The answer to that question is arbitrary, overly theoretical, and emotionally thin. Mulder and Scully (Gillian Anderson) are drawn into the bombing investigation by younger F.B.I. agents, Einstein (Lauren Ambrose) and Miller (Robbie Amell), who have a professional relationship mirroring Mulder and Scully’s at the beginning of the series. Einstein is the humorless pragmatist, while Miller is open and curious about the paranormal, longing to join the X-Files. Mulder pairs with Einstein, and Scully with Miller, enacting some generational variations on familiar odd-couple routines. Mulder believes that he might be able to mentally communicate with the all-but-dead Shiraz, discerning more details about a terrorist cell, if he takes a powerful mushroom that might expand his mind’s telekinetic receptors. Einstein goes along with this out of jealousy over Miller and Scully’s partnership, which is fueled by Scully’s desire to right a regret she has over her mother’s recent death.
This scenario, which might fold concerns of infrastructural stability, religious identity, and tolerance into a multi-generational parody of The X-Files, with a twist of romantic tension for sexy diversion, goes utterly nowhere, as Carter hops from one whim to another.
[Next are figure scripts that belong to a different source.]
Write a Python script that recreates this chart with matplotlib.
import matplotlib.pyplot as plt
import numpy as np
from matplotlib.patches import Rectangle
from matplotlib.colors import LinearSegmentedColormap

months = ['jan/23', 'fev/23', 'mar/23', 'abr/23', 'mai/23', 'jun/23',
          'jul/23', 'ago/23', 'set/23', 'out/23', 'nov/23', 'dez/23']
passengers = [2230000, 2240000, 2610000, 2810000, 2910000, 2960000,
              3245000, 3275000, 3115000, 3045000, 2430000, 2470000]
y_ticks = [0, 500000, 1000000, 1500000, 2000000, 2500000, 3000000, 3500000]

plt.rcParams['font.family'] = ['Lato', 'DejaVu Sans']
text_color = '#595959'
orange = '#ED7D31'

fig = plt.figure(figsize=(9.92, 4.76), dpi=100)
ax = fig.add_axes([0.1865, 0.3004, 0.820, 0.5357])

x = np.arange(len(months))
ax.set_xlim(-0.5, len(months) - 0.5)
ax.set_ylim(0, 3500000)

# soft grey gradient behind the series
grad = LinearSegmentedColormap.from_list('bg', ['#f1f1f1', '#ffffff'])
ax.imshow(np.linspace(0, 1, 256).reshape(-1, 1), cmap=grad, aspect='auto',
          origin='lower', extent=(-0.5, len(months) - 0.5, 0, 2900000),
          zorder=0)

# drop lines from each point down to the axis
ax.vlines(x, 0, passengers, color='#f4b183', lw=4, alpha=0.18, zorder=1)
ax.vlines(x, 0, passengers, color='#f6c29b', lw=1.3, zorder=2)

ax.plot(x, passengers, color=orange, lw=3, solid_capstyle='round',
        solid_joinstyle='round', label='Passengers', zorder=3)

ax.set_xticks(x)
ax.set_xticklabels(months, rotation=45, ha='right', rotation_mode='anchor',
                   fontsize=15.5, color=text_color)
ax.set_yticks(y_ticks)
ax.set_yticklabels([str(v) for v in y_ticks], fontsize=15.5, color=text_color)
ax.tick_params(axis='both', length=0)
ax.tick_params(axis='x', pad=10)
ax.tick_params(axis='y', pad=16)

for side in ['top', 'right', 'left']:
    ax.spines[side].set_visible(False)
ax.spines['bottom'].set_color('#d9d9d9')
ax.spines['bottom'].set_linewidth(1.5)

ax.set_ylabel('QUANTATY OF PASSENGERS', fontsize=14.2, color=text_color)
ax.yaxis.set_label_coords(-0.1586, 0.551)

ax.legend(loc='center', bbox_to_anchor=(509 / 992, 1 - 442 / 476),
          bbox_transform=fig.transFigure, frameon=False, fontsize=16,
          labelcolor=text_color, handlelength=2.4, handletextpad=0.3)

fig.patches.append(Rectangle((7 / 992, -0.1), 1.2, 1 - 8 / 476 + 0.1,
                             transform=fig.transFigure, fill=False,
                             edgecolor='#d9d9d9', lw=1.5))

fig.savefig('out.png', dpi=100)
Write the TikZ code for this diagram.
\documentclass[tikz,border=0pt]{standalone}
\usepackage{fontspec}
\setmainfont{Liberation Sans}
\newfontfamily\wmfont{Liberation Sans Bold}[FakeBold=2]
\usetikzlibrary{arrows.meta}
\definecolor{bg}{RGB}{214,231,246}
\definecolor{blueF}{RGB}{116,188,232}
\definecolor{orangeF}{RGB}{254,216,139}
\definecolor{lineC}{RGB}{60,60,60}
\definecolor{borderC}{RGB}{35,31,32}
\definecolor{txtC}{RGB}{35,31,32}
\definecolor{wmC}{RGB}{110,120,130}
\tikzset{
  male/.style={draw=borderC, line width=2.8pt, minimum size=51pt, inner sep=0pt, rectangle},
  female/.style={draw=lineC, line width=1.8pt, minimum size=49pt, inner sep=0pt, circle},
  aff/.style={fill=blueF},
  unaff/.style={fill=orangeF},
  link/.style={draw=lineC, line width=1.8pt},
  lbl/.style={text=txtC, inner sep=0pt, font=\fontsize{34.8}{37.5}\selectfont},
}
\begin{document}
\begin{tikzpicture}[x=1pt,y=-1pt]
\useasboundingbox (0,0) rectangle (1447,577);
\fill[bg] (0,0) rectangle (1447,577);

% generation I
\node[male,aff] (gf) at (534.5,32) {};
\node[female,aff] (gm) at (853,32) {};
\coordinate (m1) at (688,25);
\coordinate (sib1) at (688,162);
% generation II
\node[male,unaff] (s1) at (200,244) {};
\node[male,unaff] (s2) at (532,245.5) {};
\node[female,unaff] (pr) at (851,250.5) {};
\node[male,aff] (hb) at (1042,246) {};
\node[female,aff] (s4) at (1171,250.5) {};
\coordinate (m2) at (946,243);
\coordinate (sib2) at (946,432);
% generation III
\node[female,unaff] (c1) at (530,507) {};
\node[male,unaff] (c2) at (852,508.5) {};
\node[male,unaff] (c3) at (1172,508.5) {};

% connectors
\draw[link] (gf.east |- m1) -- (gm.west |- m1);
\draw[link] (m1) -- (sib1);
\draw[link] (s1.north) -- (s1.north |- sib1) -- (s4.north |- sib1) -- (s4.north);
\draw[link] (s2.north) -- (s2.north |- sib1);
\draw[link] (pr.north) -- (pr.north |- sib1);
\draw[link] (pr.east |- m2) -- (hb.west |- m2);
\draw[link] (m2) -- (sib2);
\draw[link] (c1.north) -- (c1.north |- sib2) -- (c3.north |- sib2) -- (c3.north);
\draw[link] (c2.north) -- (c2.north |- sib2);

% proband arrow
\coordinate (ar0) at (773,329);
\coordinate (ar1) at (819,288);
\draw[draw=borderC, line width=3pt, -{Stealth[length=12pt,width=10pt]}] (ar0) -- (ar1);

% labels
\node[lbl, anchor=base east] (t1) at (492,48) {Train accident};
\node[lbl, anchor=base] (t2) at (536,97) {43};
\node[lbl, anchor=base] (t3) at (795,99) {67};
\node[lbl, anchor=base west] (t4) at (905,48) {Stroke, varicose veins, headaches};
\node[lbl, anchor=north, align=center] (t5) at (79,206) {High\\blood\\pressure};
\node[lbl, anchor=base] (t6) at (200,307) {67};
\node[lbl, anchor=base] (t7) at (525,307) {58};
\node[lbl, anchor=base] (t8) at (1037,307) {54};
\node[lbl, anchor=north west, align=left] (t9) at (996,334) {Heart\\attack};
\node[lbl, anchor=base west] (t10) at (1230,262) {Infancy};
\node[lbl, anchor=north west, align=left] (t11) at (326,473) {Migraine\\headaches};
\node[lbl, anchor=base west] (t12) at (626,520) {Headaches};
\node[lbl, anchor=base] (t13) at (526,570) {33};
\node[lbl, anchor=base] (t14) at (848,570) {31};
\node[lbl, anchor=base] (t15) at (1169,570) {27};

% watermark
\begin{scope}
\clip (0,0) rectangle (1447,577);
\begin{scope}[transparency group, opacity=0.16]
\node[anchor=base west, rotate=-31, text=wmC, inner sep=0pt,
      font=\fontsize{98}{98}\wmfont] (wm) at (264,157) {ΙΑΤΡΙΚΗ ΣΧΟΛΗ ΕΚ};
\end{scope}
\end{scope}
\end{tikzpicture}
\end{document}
True, Mulder’s “Achy Breaky Heart” farrago segues into a startling vision of Shiraz as a Christ figure on his mother’s (Nina Nayebi) lap, but such nightmarish imagery is nulled by Carter’s endless speechifying, including the sort of unconvincingly “relevant” talk show facsimiles that drove “My Struggle.” The final few minutes, in particular, might be a new low point for The X-Files, in which Mulder and Scully hold hands on the former’s property, trading a series of platitudes that are intended to tie all the episode’s various conceits and sketches together, as the Lumineers’s “Ho Hey” provides banal rom-com uplift on the soundtrack. Meanings of the word “Babylon” are pondered, from the bibilical to the literal to the figurative, but the episode reduces itself to a naïve fortune cookie bromide along the lines of “Kindness, pass it on.”